Ketika Tiga Generasi Menjawab Pertanyaan Tentang Jodoh

Antara saya dan ibu saya, ada perbedaan nyata dalam hal bagaimana menjawab pertanyaan anak-anak. Beberapa hari yang lalu saya dikejutkan dengan panggilan Ibu, “Coba sini dulu, dari mana anakmu dengar (tentang) ini sampai bertanya seperti itu?”

Duh, saya sedikit berdebar, menanti pertanyaan mengerikan apa yang diajukan oleh Athifah kepadanya. Dan saya tertegun ketika kemudian mengetahui yang ditanya Athifah hanyalah, “Oma dan Ato ketemu di mana?” Putri mungil saya hanya menanyakan dahulu ibu dan ayah saya bertemu di mana!


Entah apa yang ada di dalam pikiran ibu saya sehingga mengategorikan pertanyaan ini seolah-olah tabu ditanyakan seorang anak berusia 11 tahun.

“Jawab dulu pertanyaannya Oma, siapa yang ajar kau bertanya seperti itu? Dengar di mana itu? Siapa yang ajar?” Ibu melontarkan pertanyaan-pertanyaan menggugat kepada Athifah.

Athifah hanya bisa terperangah. Saya pun tak kalah terperangahnya.

“Kenapa anak-anak bertanya seperti itu?” tanya Ibu kepada saya.

“Ma, dia umurnya sudah sebelas tahun. Itu pertanyaan biasa. Dijawab saja,” jawab saya.

Athifah sudah masuk masa pubertasnya. Pertanyaan yang lebih daripada ini pun sudah biasa dia tanyakan kepada saya sejak usianya balita. Kemampuan verbalnya alhamdulillah berkembang pesat jadi kemampuan logika berbahasanya sekaligus kemampuan logikanya juga lumayan berkembang. Tak jarang dia melontarkan pertanyaan dan pernyataan kritis kepada saya yang membuat saya mati kutu.

Melihat Athifah, saya merasa melihat masa kecil saya. Dulu saya kritis seperti Athifah tetapi pertanyaan saya kepada Ibu banyak sekali yang tak terjawab karena kalau menganggapnya tak pantas saya tanyakan, saya malah dimarahi.
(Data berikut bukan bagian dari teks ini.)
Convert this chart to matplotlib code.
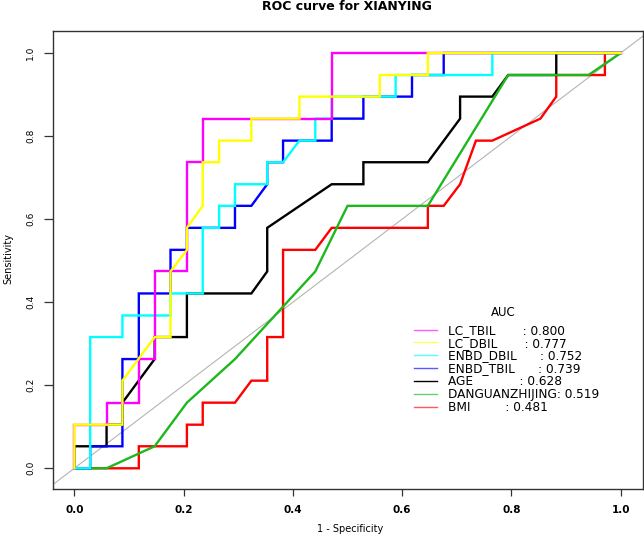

Yah, mungkin demikianlah kebanyakan dari generasi Baby Boomers menjawab pertanyaan anak mereka yang berasal dari generasi X. Saya masih ingat kalau dulu Ibu memberikan jawaban mengambang atau mulai marah maka saya pun mengeluarkan argumentasi. Kalau misalnya saya mendapat jawaban tentang mitos yang tak ada dasarnya maka saya menjawab, “Tidak ada dalam al-Qur’an seperti itu.” Ujungnya adalah, ibu saya diam atau malah semakin marah. Sering kali saya bingung, apa salah saya?

Selagi dia butuh, penuhi, Bu. Satu saat dia akan lebih memilih bertanya
pada yang lain - terutama kalau kita tak bisa menjawab pertanyaannya
tentang matematika, fisika, atau kimia. 😜

Nah, belajar dari pengalaman tersebut, saya menyadari bahwa saya adalah orang pertama yang memang pantas menjawab pertanyaan yang dilontarkan anak-anak saya. Saya tak harus pandai dan memperlihatkan kalau saya bisa menjawab semua pertanyaan mereka. Saya hanya perlu mengaku tak tahu dan mencari jawabannya kalau memang masih harus mencarinya lagi. Anak-anak pun perlu tahu kalau ibu mereka manusia biasa, kan?

Untuk pertanyaan-pertanyaan yang menyangkut pendidikan seks, menghindar tak ada gunanya karena pertanyaan-pertanyaan seperti itu – menurut pengalaman saya, akan bercokol terus di benak anak. Athifah sering kali menanyakan pertanyaan yang sama dalam jangka waktu berbulan-bulan atau bahkan bertahun-tahun kemudian. Yang perlu saya lakukan hanyalah menyesuaikan jawaban saya dengan usianya.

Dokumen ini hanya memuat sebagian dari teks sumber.